After Trump’s loss in
2020, the party radicalized further, refusing to forthrightly condemn Trump’s
election denialism or even a violent insurrection against Congress designed to
prevent a lawful transition of power. It also repudiated those leaders within
the party, like Representative Liz Cheney of Wyoming and Senator Mitt Romney of
Utah. They were willing to stand up for democratic institutions and deviate
from the party’s increasingly anti-democratic path. This trend has continued in
the midterms, in which the party fielded nearly 300 election deniers in races
in 48 out of 50 states. And while some of the more extreme candidates
lost—including Pennsylvania gubernatorial candidate Doug Mastriano, who
participated in the pro-Trump rally at the Capitol on January 6—radical,
conspiracy-minded figures like Marjorie Taylor Greene and Matt Gaetz are now firmly ensconced in the party.
Curb Your Extremism
Over the past few
years, many observers have become increasingly pessimistic about democracy’s
future. Citing the spread of authoritarianism in many parts of the world, they
have come to view contemporary developments through an undifferentiated
dystopian lens. But there has been no return to fascism, and there is no
immediate threat to democracy in Western Europe. Instead, Europe’s right-wing
populists have been forced to temper their radicalism significantly. That this
moderating process has occurred even in Italy—a country that has never fully confronted its fascist
past and that has been plagued by political instability and economic stagnation
for decades—reflects the strength of democracy in such a place and also that
healthy democracy, in general, can resist destructive forces.
By failing to
understand this process, scholars and commentators risk only reinforcing the
movements they are concerned about. For one thing, alarmist discussion of the
populist far-right may foster fear and polarization. Calling a party “fascist”

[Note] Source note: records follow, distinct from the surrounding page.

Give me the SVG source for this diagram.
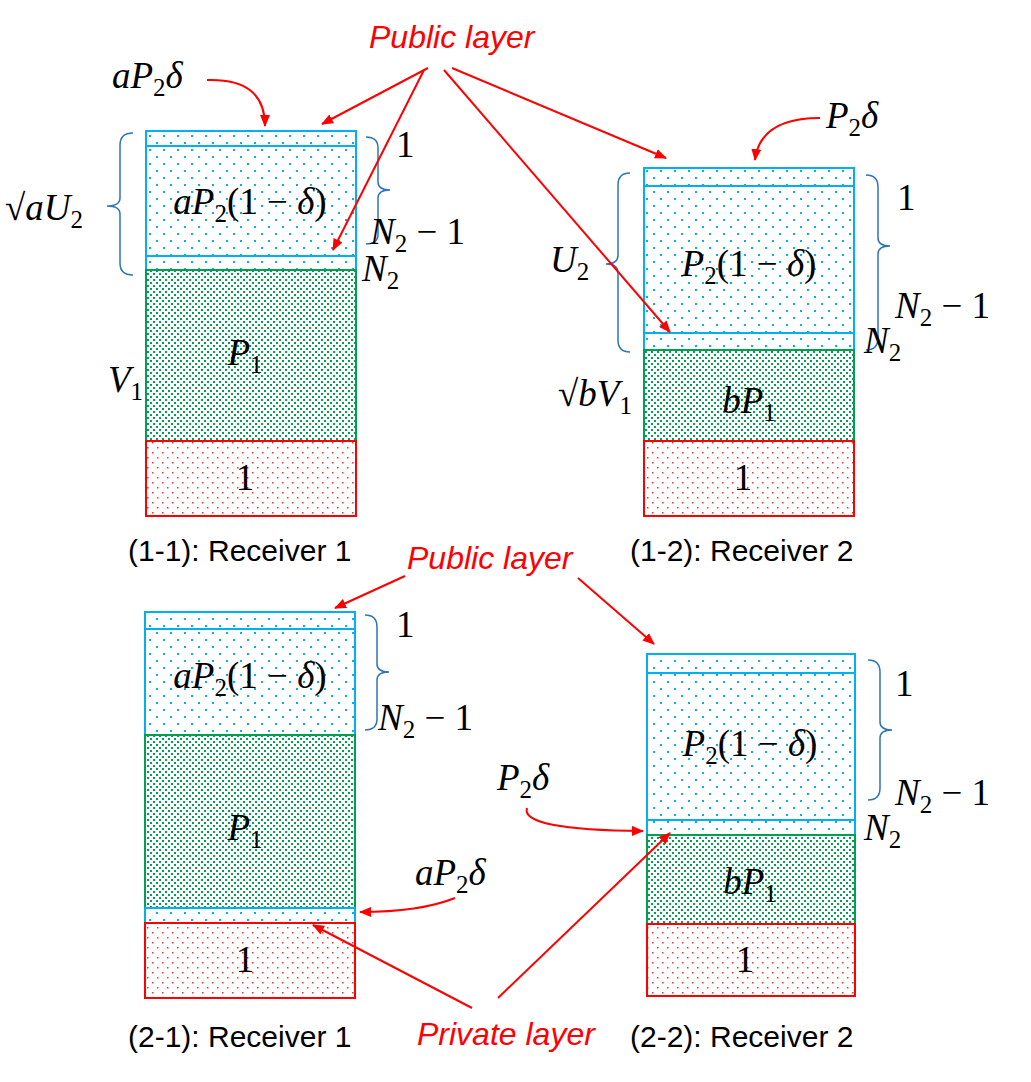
<svg xmlns="http://www.w3.org/2000/svg" width="1031" height="1082" viewBox="0 0 1031 1082">
<defs>
<pattern id="pb" width="14" height="14" patternUnits="userSpaceOnUse"><rect width="14" height="14" fill="#fff"/><rect x="2" y="2" width="2" height="2" fill="#00b0f0"/><rect x="9" y="9" width="2" height="2" fill="#00b0f0"/></pattern>
<pattern id="pg" width="6" height="6" patternUnits="userSpaceOnUse"><rect width="6" height="6" fill="#fff"/><rect x="0" y="0" width="2" height="2" fill="#00a050"/><rect x="3" y="3" width="2" height="2" fill="#00a050"/></pattern>
<pattern id="pr" width="10" height="10" patternUnits="userSpaceOnUse"><rect width="10" height="10" fill="#fff"/><rect x="2" y="2" width="1.5" height="1.5" fill="#ff3030"/><rect x="7" y="7" width="1.5" height="1.5" fill="#ff3030"/></pattern>
<marker id="ah" markerWidth="12" markerHeight="10" refX="11" refY="5" orient="auto" markerUnits="userSpaceOnUse"><path d="M0,0 L12,5 L0,10 z" fill="#ff0000"/></marker>
</defs>
<style>
.b{fill:url(#pb);stroke:#00b0f0;stroke-width:2}
.g{fill:url(#pg);stroke:#00a050;stroke-width:2}
.r{fill:url(#pr);stroke:#ff0000;stroke-width:2}
.m{font-family:"Liberation Serif",serif;font-style:italic;font-size:37px;fill:#000}
.n{font-family:"Liberation Serif",serif;font-style:normal}
.s{font-size:25px;font-style:normal}
.mid{text-anchor:middle}
.c{font-family:"Liberation Sans",sans-serif;font-size:30px;fill:#000}
.red{font-family:"Liberation Sans",sans-serif;font-style:italic;font-size:32px;fill:#ff0000}
.br{fill:none;stroke:#2e75b6;stroke-width:1.5}
.a{fill:none;stroke:#ff0000;stroke-width:2;marker-end:url(#ah)}
</style>
<g id="n11">
<rect class="b" x="146" y="131" width="210" height="15"/>
<rect class="b" x="146" y="146" width="210" height="110"/>
<rect class="b" x="146" y="256" width="210" height="14"/>
<rect class="g" x="146" y="270" width="210" height="171"/>
<rect class="r" x="146" y="441" width="210" height="75"/>
<text class="m mid" x="250" y="214">aP<tspan class="s" dy="8">2</tspan><tspan dy="-8" class="n">(1 − </tspan>δ<tspan class="n">)</tspan></text>
<text class="m mid" x="245" y="365">P<tspan class="s" dy="8">1</tspan></text>
<text class="m n mid" x="245" y="490">1</text>
<text class="m" x="108" y="392">V<tspan class="s" dy="8">1</tspan></text>
<text class="m" x="5" y="220"><tspan class="n">√</tspan>aU<tspan class="s" dy="8">2</tspan></text>
<path class="br" d="M133,133 Q120,133 120,145 L120,198 Q120,206 107,206 Q120,206 120,214 L120,263 Q120,275 133,275"/>
<path class="br" d="M366,137 Q378,137 378,148 L378,182 Q378,190 390,190 Q378,190 378,198 L378,234 Q378,244 366,244"/>
<text class="m n" x="396" y="157">1</text>
<text class="m" x="370" y="244">N<tspan class="s" dy="8">2</tspan><tspan dy="-8" class="n"> − 1</tspan></text>
<text class="m" x="362" y="281">N<tspan class="s" dy="8">2</tspan></text>
<text class="m" x="112" y="88">aP<tspan class="s" dy="8">2</tspan><tspan dy="-8">δ</tspan></text>
<text class="c" x="128" y="561">(1-1): Receiver 1</text>
</g>
<g id="n12">
<rect class="b" x="644" y="168" width="210" height="18"/>
<rect class="b" x="644" y="186" width="210" height="147"/>
<rect class="b" x="644" y="333" width="210" height="17"/>
<rect class="g" x="644" y="350" width="210" height="91"/>
<rect class="r" x="644" y="441" width="210" height="75"/>
<text class="m mid" x="749" y="276">P<tspan class="s" dy="8">2</tspan><tspan dy="-8" class="n">(1 − </tspan>δ<tspan class="n">)</tspan></text>
<text class="m mid" x="749" y="413">bP<tspan class="s" dy="8">1</tspan></text>
<text class="m n mid" x="743" y="490">1</text>
<text class="m" x="558" y="406"><tspan class="n">√</tspan>bV<tspan class="s" dy="8">1</tspan></text>
<text class="m" x="550" y="272">U<tspan class="s" dy="8">2</tspan></text>
<path class="br" d="M630,173 Q618,173 618,185 L618,255 Q618,264 606,264 Q618,264 618,273 L618,340 Q618,352 630,352"/>
<path class="br" d="M866,175 Q878,175 878,187 L878,238 Q878,246 890,246 Q878,246 878,254 L878,338 Q878,350 866,350"/>
<text class="m n" x="897" y="210">1</text>
<text class="m" x="895" y="318">N<tspan class="s" dy="8">2</tspan><tspan dy="-8" class="n"> − 1</tspan></text>
<text class="m" x="864" y="353">N<tspan class="s" dy="8">2</tspan></text>
<text class="m" x="826" y="128">P<tspan class="s" dy="8">2</tspan><tspan dy="-8">δ</tspan></text>
<text class="c" x="630" y="561">(1-2): Receiver 2</text>
</g>
<g id="n21">
<rect class="b" x="145" y="612" width="210" height="17"/>
<rect class="b" x="145" y="629" width="210" height="106"/>
<rect class="g" x="145" y="735" width="210" height="173"/>
<rect class="b" x="145" y="908" width="210" height="15"/>
<rect class="r" x="145" y="923" width="210" height="75"/>
<text class="m mid" x="250" y="688">aP<tspan class="s" dy="8">2</tspan><tspan dy="-8" class="n">(1 − </tspan>δ<tspan class="n">)</tspan></text>
<text class="m mid" x="245" y="840">P<tspan class="s" dy="8">1</tspan></text>
<text class="m n mid" x="245" y="972">1</text>
<path class="br" d="M365,615 Q377,615 377,627 L377,664 Q377,672 389,672 Q377,672 377,680 L377,719 Q377,730 365,730"/>
<text class="m n" x="396" y="637">1</text>
<text class="m" x="378" y="730">N<tspan class="s" dy="8">2</tspan><tspan dy="-8" class="n"> − 1</tspan></text>
<text class="m" x="415" y="885">aP<tspan class="s" dy="8">2</tspan><tspan dy="-8">δ</tspan></text>
<text class="c" x="128" y="1047">(2-1): Receiver 1</text>
</g>
<g id="n22">
<rect class="b" x="647" y="654" width="208" height="19"/>
<rect class="b" x="647" y="673" width="208" height="147"/>
<rect class="b" x="647" y="820" width="208" height="15"/>
<rect class="g" x="647" y="835" width="208" height="89"/>
<rect class="r" x="647" y="924" width="208" height="72"/>
<text class="m mid" x="750" y="756">P<tspan class="s" dy="8">2</tspan><tspan dy="-8" class="n">(1 − </tspan>δ<tspan class="n">)</tspan></text>
<text class="m mid" x="750" y="894">bP<tspan class="s" dy="8">1</tspan></text>
<text class="m n mid" x="745" y="972">1</text>
<path class="br" d="M868,660 Q880,660 880,672 L880,722 Q880,730 892,730 Q880,730 880,738 L880,788 Q880,800 868,800"/>
<text class="m n" x="895" y="696">1</text>
<text class="m" x="895" y="805">N<tspan class="s" dy="8">2</tspan><tspan dy="-8" class="n"> − 1</tspan></text>
<text class="m" x="864" y="840">N<tspan class="s" dy="8">2</tspan></text>
<text class="m" x="497" y="790">P<tspan class="s" dy="8">2</tspan><tspan dy="-8">δ</tspan></text>
<text class="c" x="630" y="1047">(2-2): Receiver 2</text>
</g>
<g id="labels">
<text class="red" x="369" y="48">Public layer</text>
<text class="red" x="407" y="569">Public layer</text>
<text class="red" x="417" y="1045">Private layer</text>
</g>
<g id="connectors">
<path class="a" d="M207,80 Q265,78 265,126"/>
<path class="a" d="M428,68 L322,124"/>
<path class="a" d="M424,70 L333,250"/>
<path class="a" d="M452,68 L666,158"/>
<path class="a" d="M444,70 L670,332"/>
<path class="a" d="M820,118 Q760,118 755,160"/>
<path class="a" d="M405,576 L335,608"/>
<path class="a" d="M578,578 L654,644"/>
<path class="a" d="M455,898 Q420,912 360,912"/>
<path class="a" d="M527,808 Q520,830 643,831"/>
<path class="a" d="M498,998 L670,833"/>
<path class="a" d="M472,1008 L313,925"/>
</g>
</svg>
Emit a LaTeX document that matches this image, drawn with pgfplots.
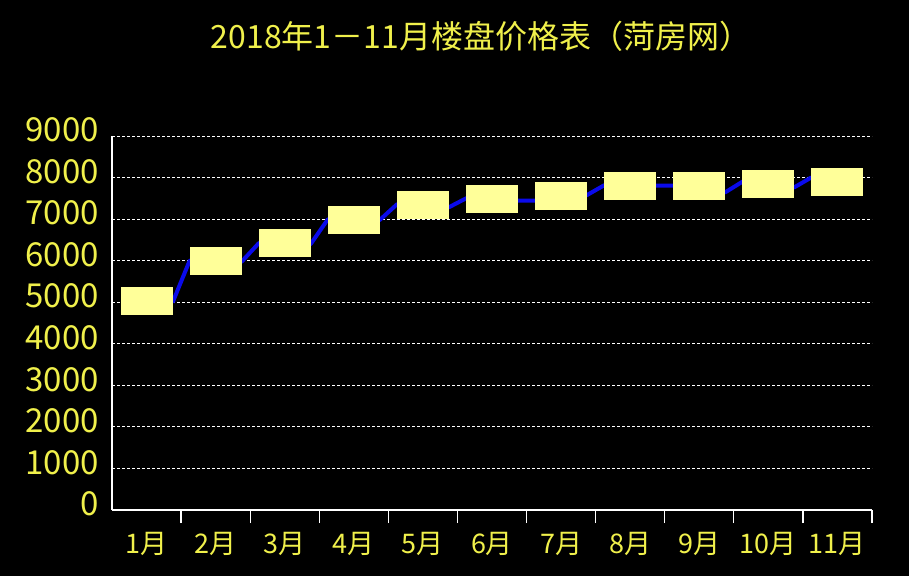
\documentclass[border=0pt]{standalone}
\usepackage{fontspec}
\setmainfont{Noto Sans CJK SC}
\usepackage{pgfplots}
\pgfplotsset{compat=1.18}
\definecolor{txt}{RGB}{240,240,75}
\definecolor{boxc}{RGB}{255,255,153}
\definecolor{linec}{RGB}{10,10,235}
% yellow label box drawn at each month
\pgfdeclareplotmark{pricebox}{%
  \pgfpathrectangle{\pgfpoint{-26pt}{-14pt}}{\pgfpoint{52pt}{28pt}}%
  \pgfusepathqfill}
\begin{document}
\begin{tikzpicture}
\useasboundingbox (0,0) rectangle (909pt,576pt);
\fill[black] (0,0) rectangle (909pt,576pt);
\node[text=txt, font=\fontsize{32}{35}\selectfont] at (481pt,540pt)
  {2018年1－11月楼盘价格表（菏房网）};
\begin{axis}[
  at={(112pt,66pt)}, anchor=south west,
  scale only axis, width=760pt, height=374pt,
  xmin=0.5, xmax=11.5, ymin=0, ymax=9000,
  axis x line*=bottom, axis y line*=left,
  axis line style={white, line width=1.5pt, -},
  xtick={1,...,11},
  xticklabels={1月,2月,3月,4月,5月,6月,7月,8月,9月,10月,11月},
  minor xtick={1.5,2.5,...,11.5},
  ytick={0,1000,...,9000},
  major tick length=0pt,
  minor tick length=13pt,
  tick align=outside,
  minor tick style={white, line width=1.2pt},
  ymajorgrids,
  major grid style={white, line width=0.8pt, dash pattern=on 3pt off 2pt},
  xticklabel style={text=txt, font=\fontsize{27}{30}\selectfont,
    anchor=center, yshift=-34pt, inner sep=0pt},
  yticklabel style={text=txt, font=\fontsize{33}{36}\selectfont,
    anchor=east, inner sep=0pt, xshift=-13pt, yshift=6pt},
  /pgf/number format/1000 sep={},
  /pgf/number format/assume math mode=true,
]
% line runs from box edge to box edge
\addplot[linec, line width=4pt, line join=round] coordinates {
  (1.376,4990) (1.624,6000) (2.376,5975) (2.624,6420)
  (3.376,6400) (3.624,6995) (4.376,6980) (4.624,7355)
  (5.376,7285) (5.624,7500) (6.376,7445) (6.624,7445)
  (7.376,7580) (7.624,7815) (8.376,7805) (8.624,7805)
  (9.376,7645) (9.624,7900) (10.376,7765) (10.624,8005)
};
\addplot[only marks, mark=pricebox, color=boxc] coordinates {
  (1,5030) (2,5990) (3,6420) (4,6970) (5,7350) (6,7490)
  (7,7560) (8,7800) (9,7800) (10,7850) (11,7900)
};
\end{axis}
\end{tikzpicture}
\end{document}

creates panic among those who do not support the party and resentment among
those who do; it is also likely to have minimal effect on the party’s vote
share. Second, labeling a party “antidemocratic” contributes to
misunderstandings about what is going on with democracy today. Despite
pervasive pessimism, most of the West’s wealthy, long-established democracies
remain robust and flourishing. Indeed, the United States is less an example of a
general trend than an outlier as one of the only countries in this category in
which democracy is in significant peril. (Notably, Freedom House and other groups that track democratic
development, such as V-Dem, have noted a marked decline in the strength of
American democracy but have found no similar decline in Western Europe.)
It is possible, of
course, that the efforts by Le Pen, Meloni, Akesson, and other right-wing populists to bring their
parties into the mainstream are purely tactical; in their hearts, perhaps they
do harbor extremist, anti-democratic sentiments. But that was indeed the case
with many early postwar communists. Nonetheless, because communists recognized
that radical and antidemocratic positions were limiting their votes and barring
them from power, they gradually ceased advocating them. Over time this approach
became institutionalized in the parties’ appeals and policies, thus conditioning
a new generation of communist leaders and sympathizers to the rules of
democratic politics. Anyone interested in strengthening democracy today should
favor pushing right-wing populists along a similar path—but this will not be
possible if their moderation is derided rather than rewarded.
The threats to
American democracy, in particular, should not be understated, even though the
courts and other officials were able to block attempts to overthrow the results
of the 2020 presidential election. But to properly understand the nature of the
threat posed by populist far-right parties, we should spend less time trying to
peer into the hearts of their leaders and more time focused on the incentives
and constraints that these parties face. If democracy is effective and
responsive, there will be a little constituency for explicit antidemocratic or
radical appeals, and governments and other political actors will be able to
enforce the democratic rules of the game. In such contexts, radicals have only
two choices: marginalization or moderation.